The Content Marketing Institute defines it as “the art of communicating with your customers and prospects without selling.”

This usually leads to the question, “How can I increase my bottom line if I can’t use my marketing to sell my products or services?”

The definition goes on to explain, “The essence of this content strategy is the belief that if we, as businesses, deliver consistent, ongoing valuable information to buyers, they ultimately reward us with their business and loyalty.”

Great, but how do you sell your stuff? 

While content marketing is gaining traction for all of the reasons above, you still need to encourage leads to take the next step in working with you. That’s why you can apply a 90/10 rule to your content marketing. 90% of your content should be educational, while 10% can focus on the call to action.

Here are some examples:

While it’s not appropriate to write a blog post about how great you are and why people should buy from you, you should encourage readers to subscribe to your blog. For example, place ads on the sidebar to get readers to visit other pages on your website. Use 90% of your blog page to provide valuable content and 10% for banner ads, opt-in boxes or subscription buttons.

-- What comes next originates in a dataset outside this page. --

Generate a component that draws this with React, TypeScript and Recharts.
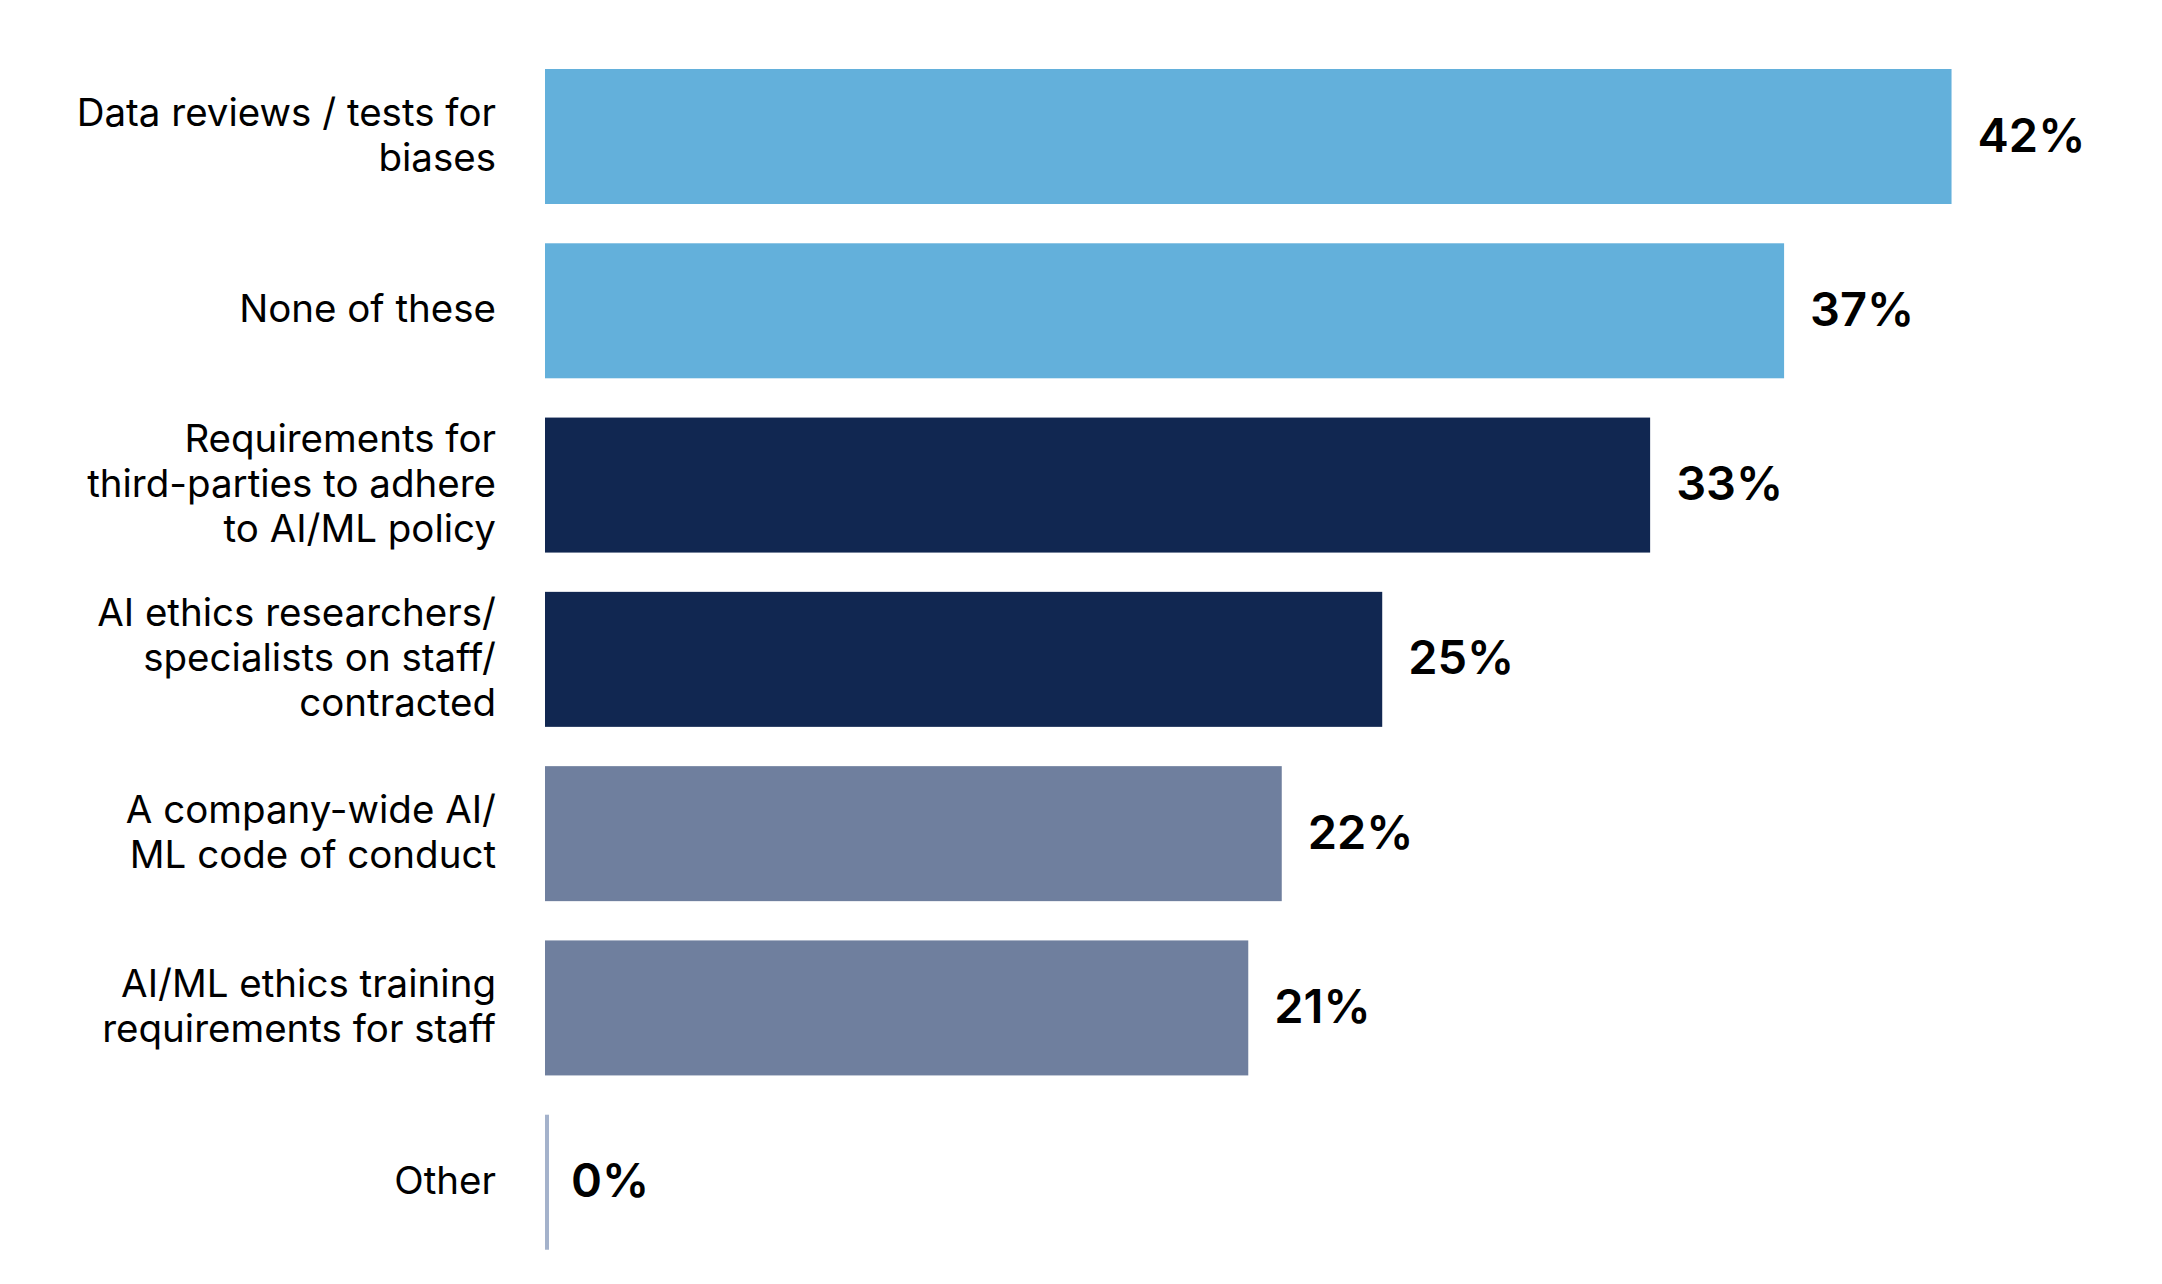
import React from "react";
import { BarChart, Bar, XAxis, YAxis, Cell, LabelList } from "recharts";

const categories: string[] = [
  "Data reviews / tests for\nbiases",
  "None of these",
  "Requirements for\nthird-parties to adhere\nto AI/ML policy",
  "AI ethics researchers/\nspecialists on staff/\ncontracted",
  "A company-wide AI/\nML code of conduct",
  "AI/ML ethics training\nrequirements for staff",
  "Other",
];
const values: number[] = [42, 37, 33, 25, 22, 21, 0];
const barColors: string[] = ["#63B0DB", "#63B0DB", "#112751", "#112751", "#6F7F9E", "#6F7F9E", "#A4B2CB"];

const data = categories.map((name, i) => ({ name, value: values[i], color: barColors[i] }));

const FONT = "Inter, 'Open Sans', sans-serif";

const CategoryTick = (props: any) => {
  const { x, y, payload } = props;
  const lines: string[] = String(payload.value).split("\n");
  const lh = 45;
  return (
    <g>
      {lines.map((ln, i) => (
        <text
          key={i}
          x={x}
          y={y + (i - (lines.length - 1) / 2) * lh + 12}
          textAnchor="end"
          fontFamily={FONT}
          fontSize={38.5}
          fill="#000"
        >
          {ln}
        </text>
      ))}
    </g>
  );
};

const BarShape = (props: any) => {
  const { x, y, width, height, payload } = props;
  const w = Math.max(width, 4);
  return <rect x={x} y={y} width={w} height={height} fill={payload.color} />;
};

const ValueLabel = (props: any) => {
  const { x, y, width, height, value } = props;
  return (
    <text
      x={x + Math.max(width, 0) + 26}
      y={y + height / 2 + 15}
      textAnchor="start"
      fontFamily={FONT}
      fontWeight={600}
      fontSize={47}
      fill="#000"
    >
      {value}%
    </text>
  );
};

export default function App() {
  return (
    <div style={{ width: 2146, height: 1268, background: "#fff" }}>
      <BarChart
        width={2146}
        height={1268}
        data={data}
        layout="vertical"
        margin={{ top: 41, right: 102, bottom: 7, left: 0 }}
        barSize={135}
      >
        <XAxis type="number" domain={[0, 45]} hide />
        <YAxis
          type="category"
          dataKey="name"
          width={537}
          axisLine={false}
          tickLine={false}
          tickSize={0}
          tickMargin={49}
          interval={0}
          tick={<CategoryTick />}
        />
        <Bar dataKey="value" isAnimationActive={false} shape={<BarShape />}>
          {data.map((d, i) => (
            <Cell key={i} fill={d.color} />
          ))}
          <LabelList dataKey="value" content={<ValueLabel />} />
        </Bar>
      </BarChart>
    </div>
  );
}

And while no one wants to read a white paper that’s a 10-page sales pitch, best practices state that you should discuss your solutions at the end of the white paper. If the first 90% of your white paper was entertaining and informative, readers will want to learn about how you can help.

What about you? Do you feel that content marketing should be used to drive sales, or is it all about educating your audience or something else? Feel free to share your thoughts below.